Leo of Synnada (Greek: Λεών Σύνναδας; c. 940 – after 1003) was a Byzantine cleric, diplomat and writer of the late 10th century.

==Life==
===Origin and family===
Leo was born in c. 940, likely in 937. Leo and his life are known only through his letters, written during the reign of Basil II and addressed to the emperor and various senior church and civil officials. Most of his letters have been dated to the 990s, but some may be later still.

The letters also provide some glimpses into his family: he had an uncle who was a bishop (probably also of Synnada), and a full brother. Leo had also an unnamed adoptive father, who died c. 998. This man's son, and Leo's "spiritual" brother, was the patrikios Methodios, with whom Leo evidently had a good relationship. Leo's letters reveal a good education, but not any details on how or where he got it. Likewise, his early life, including his entry into the clergy, are left unmentioned.

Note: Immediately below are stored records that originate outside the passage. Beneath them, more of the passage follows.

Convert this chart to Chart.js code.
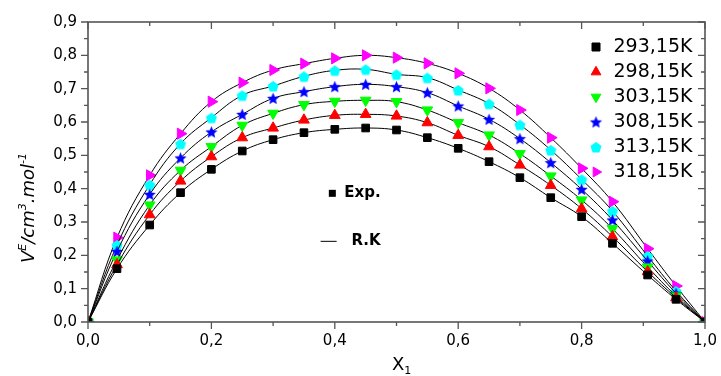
<!DOCTYPE html>
<html><head><meta charset="utf-8">
<script src="https://cdn.jsdelivr.net/npm/chart.js@4.4.1/dist/chart.umd.min.js"></script>
<style>html,body{margin:0;padding:0;background:#fff;}#wrap{width:721px;height:376px;}</style>
</head><body><div id="wrap"><canvas id="c" width="721" height="376"></canvas></div>
<script>
// ---- data ----
const xFractions = [0, 0.047, 0.1, 0.15, 0.2, 0.25, 0.3, 0.35, 0.4, 0.45, 0.5, 0.55, 0.6, 0.65, 0.7, 0.75, 0.8, 0.85, 0.907, 0.953, 1];
const temperatures = ['293,15K', '298,15K', '303,15K', '308,15K', '313,15K', '318,15K'];
const vE293 = [0, 0.160, 0.291, 0.388, 0.458, 0.513, 0.547, 0.568, 0.578, 0.582, 0.576, 0.553, 0.521, 0.481, 0.433, 0.373, 0.316, 0.236, 0.141, 0.068, 0];
const vE298 = [0, 0.172, 0.322, 0.423, 0.496, 0.553, 0.582, 0.606, 0.620, 0.623, 0.618, 0.598, 0.560, 0.526, 0.471, 0.410, 0.340, 0.256, 0.151, 0.073, 0];
const vE303 = [0, 0.186, 0.351, 0.455, 0.526, 0.590, 0.626, 0.652, 0.662, 0.665, 0.661, 0.636, 0.598, 0.561, 0.505, 0.438, 0.366, 0.280, 0.165, 0.078, 0];
const vE308 = [0, 0.212, 0.383, 0.492, 0.570, 0.623, 0.671, 0.691, 0.706, 0.713, 0.706, 0.688, 0.648, 0.608, 0.550, 0.478, 0.398, 0.306, 0.183, 0.086, 0];
const vE313 = [0, 0.231, 0.412, 0.535, 0.613, 0.680, 0.708, 0.737, 0.755, 0.758, 0.743, 0.733, 0.696, 0.655, 0.592, 0.516, 0.428, 0.333, 0.198, 0.093, 0];
const vE318 = [0, 0.253, 0.440, 0.565, 0.661, 0.718, 0.756, 0.775, 0.791, 0.800, 0.793, 0.776, 0.746, 0.701, 0.636, 0.553, 0.461, 0.361, 0.220, 0.108, 0];
const xTickLabels = ['0,0', '0,2', '0,4', '0,6', '0,8', '1,0'];
const yTickLabels = ['0,0', '0,1', '0,2', '0,3', '0,4', '0,5', '0,6', '0,7', '0,8', '0,9'];
const noteLabels = ['Exp.', 'R.K'];
const yTitleParts = ['V', 'E', '/cm', '3', '.mol', '-1'];
const xTitleParts = ['X', '1'];

// ---- styling ----
const FONT = "'DejaVu Sans', 'Liberation Sans', Arial, sans-serif";
const AXIS = '#555';

function makeStar(color, r) {
  const s = Math.ceil(r * 2 + 2), c = document.createElement('canvas');
  c.width = s; c.height = s;
  const g = c.getContext('2d'); g.fillStyle = color; g.beginPath();
  for (let i = 0; i < 10; i++) {
    const rr = i % 2 ? r * 0.45 : r, a = -Math.PI / 2 + i * Math.PI / 5;
    const px = s / 2 + rr * Math.cos(a), py = s / 2 + 0.6 + rr * Math.sin(a);
    i ? g.lineTo(px, py) : g.moveTo(px, py);
  }
  g.closePath(); g.fill(); return c;
}
function makePentagon(color, r) {
  const s = Math.ceil(r * 2 + 2), c = document.createElement('canvas');
  c.width = s; c.height = s;
  const g = c.getContext('2d'); g.fillStyle = color; g.beginPath();
  for (let i = 0; i < 5; i++) {
    const a = -Math.PI / 2 + i * 2 * Math.PI / 5;
    const px = s / 2 + r * Math.cos(a), py = s / 2 + 0.8 + r * Math.sin(a);
    i ? g.lineTo(px, py) : g.moveTo(px, py);
  }
  g.closePath(); g.fill(); return c;
}

const seriesValues = [vE293, vE298, vE303, vE308, vE313, vE318];
const seriesStyle = [
  { color: '#000000', style: 'rect', rot: 0, r: 5.4 },
  { color: '#ff0000', style: 'triangle', rot: 0, r: 6.2 },
  { color: '#00ff00', style: 'triangle', rot: 180, r: 6.2 },
  { color: '#0000ff', style: makeStar('#0000ff', 6.4), rot: 0, r: 6 },
  { color: '#00ffff', style: makePentagon('#00ffff', 5.8), rot: 0, r: 6 },
  { color: '#ff00ff', style: 'triangle', rot: 90, r: 6.4 }
];

const datasets = seriesValues.map((vals, k) => ({
  label: temperatures[k],
  data: xFractions.map((x, i) => ({ x: x, y: vals[i] })),
  showLine: true,
  borderColor: '#000',
  borderWidth: 1,
  tension: 0.4,
  fill: false,
  pointStyle: seriesStyle[k].style,
  pointRotation: seriesStyle[k].rot,
  pointRadius: seriesStyle[k].r,
  pointBackgroundColor: seriesStyle[k].color,
  pointBorderColor: seriesStyle[k].color,
  pointBorderWidth: 1
}));

function drawParts(ctx, parts, sizes, rises, italic, x, y) {
  let cx = x;
  parts.forEach((t, i) => {
    ctx.font = (italic ? 'italic ' : '') + sizes[i] + 'px ' + FONT;
    ctx.fillText(t, cx, y - rises[i]);
    cx += ctx.measureText(t).width;
  });
}

const framePlugin = {
  id: 'frame',
  afterUpdate(chart) {
    const lg = chart.legend, ca = chart.chartArea;
    if (!lg) return;
    lg.left = ca.right - 123; lg.right = ca.right;
    lg.top = ca.top + 9.5; lg.bottom = ca.bottom;
  },
  afterDraw(chart) {
    const ctx = chart.ctx, ca = chart.chartArea, xs = chart.scales.x, ys = chart.scales.y;
    ctx.save();
    ctx.strokeStyle = AXIS; ctx.lineWidth = 1.6;
    ctx.strokeRect(ca.left, ca.top, ca.right - ca.left, ca.bottom - ca.top);
    ctx.lineWidth = 1.3;
    const tickLines = (scale, horizontal) => {
      const vals = scale.ticks.map(t => t.value);
      const all = [];
      vals.forEach((v, i) => { all.push([v, true]); if (i < vals.length - 1) all.push([(v + vals[i + 1]) / 2, false]); });
      all.forEach(([v, major]) => {
        const p = scale.getPixelForValue(v), len = major ? 7 : 4;
        ctx.beginPath();
        if (horizontal) {
          ctx.moveTo(p, ca.bottom); ctx.lineTo(p, ca.bottom + len);
          ctx.moveTo(p, ca.top); ctx.lineTo(p, ca.top + len);
        } else {
          ctx.moveTo(ca.left, p); ctx.lineTo(ca.left - len, p);
          ctx.moveTo(ca.right, p); ctx.lineTo(ca.right - len, p);
        }
        ctx.stroke();
      });
    };
    tickLines(xs, true); tickLines(ys, false);

    // annotations Exp. / R.K
    ctx.fillStyle = '#000'; ctx.strokeStyle = '#000';
    const ex = xs.getPixelForValue(0.396), ey = ys.getPixelForValue(0.386);
    ctx.fillRect(ex - 3.5, ey - 3.5, 7, 7);
    ctx.font = 'bold 15px ' + FONT; ctx.textBaseline = 'middle'; ctx.textAlign = 'left';
    ctx.fillText(noteLabels[0], ex + 12, ey);
    const rx1 = xs.getPixelForValue(0.377), rx2 = xs.getPixelForValue(0.403), ry = ys.getPixelForValue(0.242);
    ctx.lineWidth = 1; ctx.beginPath(); ctx.moveTo(rx1, ry); ctx.lineTo(rx2, ry); ctx.stroke();
    ctx.fillText(noteLabels[1], xs.getPixelForValue(0.427), ry);

    // axis titles
    ctx.textBaseline = 'alphabetic';
    ctx.save();
    ctx.translate(34, 263); ctx.rotate(-Math.PI / 2);
    drawParts(ctx, yTitleParts, [18, 11, 18, 11, 18, 11], [0, 8, 0, 8, 0, 8], true, 0, 0);
    ctx.restore();
    drawParts(ctx, xTitleParts, [18, 11], [0, -4], false, 392, 370);
    ctx.restore();
  }
};

new Chart(document.getElementById('c'), {
  type: 'scatter',
  data: { datasets: datasets },
  options: {
    responsive: false,
    animation: false,
    events: [],
    layout: { padding: { left: 0, top: 22, right: 16, bottom: 0 } },
    scales: {
      x: {
        type: 'linear', min: 0, max: 1,
        grid: { display: false, drawTicks: false },
        border: { display: false },
        ticks: { stepSize: 0.2, maxRotation: 0, autoSkip: false, padding: 10, color: '#000',
          font: { family: FONT, size: 15 }, callback: (v, i) => xTickLabels[i] },
        afterFit: s => { s.height = 54; s.paddingLeft = 0; s.paddingRight = 0; }
      },
      y: {
        type: 'linear', min: 0, max: 0.9,
        grid: { display: false, drawTicks: false },
        border: { display: false },
        ticks: { stepSize: 0.1, autoSkip: false, padding: 11, color: '#000',
          font: { family: FONT, size: 15 }, callback: (v, i) => yTickLabels[i] },
        afterFit: s => { s.width = 88; s.paddingTop = 0; s.paddingBottom = 0; }
      }
    },
    plugins: {
      tooltip: { enabled: false },
      legend: {
        position: 'chartArea', align: 'start',
        labels: { usePointStyle: true, boxWidth: 16, boxHeight: 8, padding: 6, color: '#000',
          font: { family: FONT, size: 19 } }
      }
    }
  },
  plugins: [framePlugin]
});
</script></body></html>
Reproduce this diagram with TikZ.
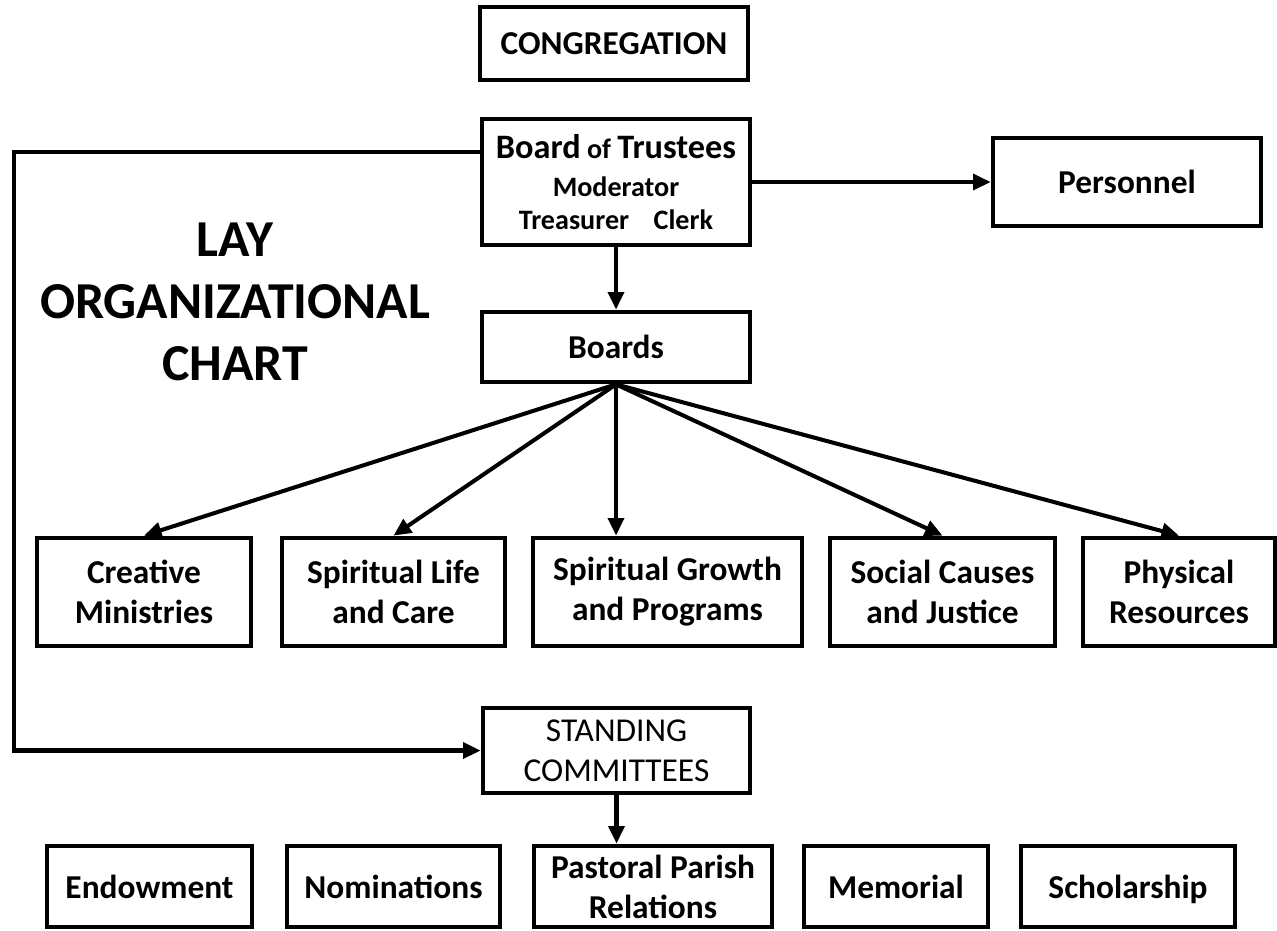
\documentclass[tikz,border=0pt]{standalone}
\usepackage{fontspec}
\setmainfont{Carlito}
\usetikzlibrary{arrows.meta}

\tikzset{
  orgbox/.style={draw,line width=2.7pt,align=center,inner sep=0pt,font=\bfseries\fontsize{19}{22.8}\selectfont},
  link/.style={line width=2.3pt,-{Triangle[length=10pt,width=9pt]}},
}

\begin{document}
\begin{tikzpicture}[x=0.02cm,y=-0.02cm]
\useasboundingbox (0,0) rectangle (1277,930);
\node[font=\bfseries\fontsize{29.5}{35.3}\selectfont,align=center] (title) at (235,302) {LAY\\ORGANIZATIONAL\\CHART};
\node[orgbox,minimum width=5.36cm,minimum height=1.46cm] (cong) at (614,43.5) {CONGREGATION};
\node[orgbox,minimum width=5.36cm,minimum height=2.52cm,font=\bfseries\fontsize{16}{18.8}\selectfont] (trustees) at (616,182)
  {{\fontsize{19.5}{20}\selectfont Board} of {\fontsize{19.5}{20}\selectfont Trustees}\\[2.8pt] Moderator\\ Treasurer\hspace{14pt}Clerk};
\node[orgbox,minimum width=5.36cm,minimum height=1.76cm] (personnel) at (1127,182) {Personnel};
\node[orgbox,minimum width=5.36cm,minimum height=1.40cm] (boards) at (616,347) {Boards};
\node[orgbox,minimum width=4.28cm,minimum height=2.16cm] (creative) at (144,592) {Creative\\Ministries};
\node[orgbox,minimum width=4.46cm,minimum height=2.16cm] (spirlife) at (393.5,592) {Spiritual Life\\and Care};
\node[orgbox,minimum width=5.38cm,minimum height=2.16cm] (growth) at (667.5,592) {Spiritual Growth\\and Programs};
\node[orgbox,minimum width=4.50cm,minimum height=2.16cm] (social) at (942.5,592) {Social Causes\\and Justice};
\node[orgbox,minimum width=3.84cm,minimum height=2.16cm] (physical) at (1179,592) {Physical\\Resources};
\node[orgbox,minimum width=5.34cm,minimum height=1.70cm,font=\fontsize{19}{22.8}\selectfont] (standing) at (616.5,750.5) {STANDING\\COMMITTEES};
\node[orgbox,minimum width=4.10cm,minimum height=1.62cm] (endow) at (149.5,886.5) {Endowment};
\node[orgbox,minimum width=4.26cm,minimum height=1.62cm] (nomin) at (393.5,886.5) {Nominations};
\node[orgbox,minimum width=4.76cm,minimum height=1.62cm] (pastoral) at (653,886.5) {Pastoral Parish\\Relations};
\node[orgbox,minimum width=3.68cm,minimum height=1.62cm] (memorial) at (896,886.5) {Memorial};
\node[orgbox,minimum width=4.28cm,minimum height=1.62cm,text depth=0pt] (scholar) at (1128,886.5) {Scholarship};
\coordinate (bend) at (14,750.5);
\draw[link] ([yshift=0.6cm]trustees.west) -| (bend) -- (standing.west);
\draw[link] (trustees.east) -- (personnel.west);
\draw[link] (trustees.south) -- (boards.north);
\draw[link] (boards.south) -- (creative.north);
\draw[link] (boards.south) -- (spirlife.north);
\draw[link] (boards.south) -- (boards.south |- growth.north);
\draw[link] (boards.south) -- (social.north);
\draw[link] (boards.south) -- (physical.north);
\draw[link] (standing.south) -- (standing.south |- pastoral.north);
\end{tikzpicture}
\end{document}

===Bishop and synkellos===
Leo became metropolitan bishop of Synada in Phrygia some time before 996, and no earlier than 976. By 996, he also served as synkellos of the Patriarch of Constantinople. The patriarchal see had been vacant since 991, but when the synod convened to elect a new patriarch in March/April 996, Leo was not present, not making it to the capital in time. Despite his protests to Emperor, the election went ahead, and Sisinnios II was chosen.

===Diplomatic mission===
In 996–998, he was sent on a long diplomatic mission to the West: In August–October 997 he crossed "Frankia" (the Holy Roman Empire under Otto III) to negotiate a marriage alliance with Constantinople, before beginning the return journey to Rome in November 997. He stayed in Rome in February–May 998, where he supported the antipope John Philagathos, despite his strong personal dislike of the man. He sailed from Otranto in mid-autumn 998 and returned to Constantinople.

===Last years===
He wrote his testament at the age of 66, i.e., in the year 1003. Nothing further is known about him after that. According to Alexander Kazhdan, "mild humor and sarcasm fill the letters and esp. Leo's will, written at the age of 66", where he "calculates the number of his sins at 48,180".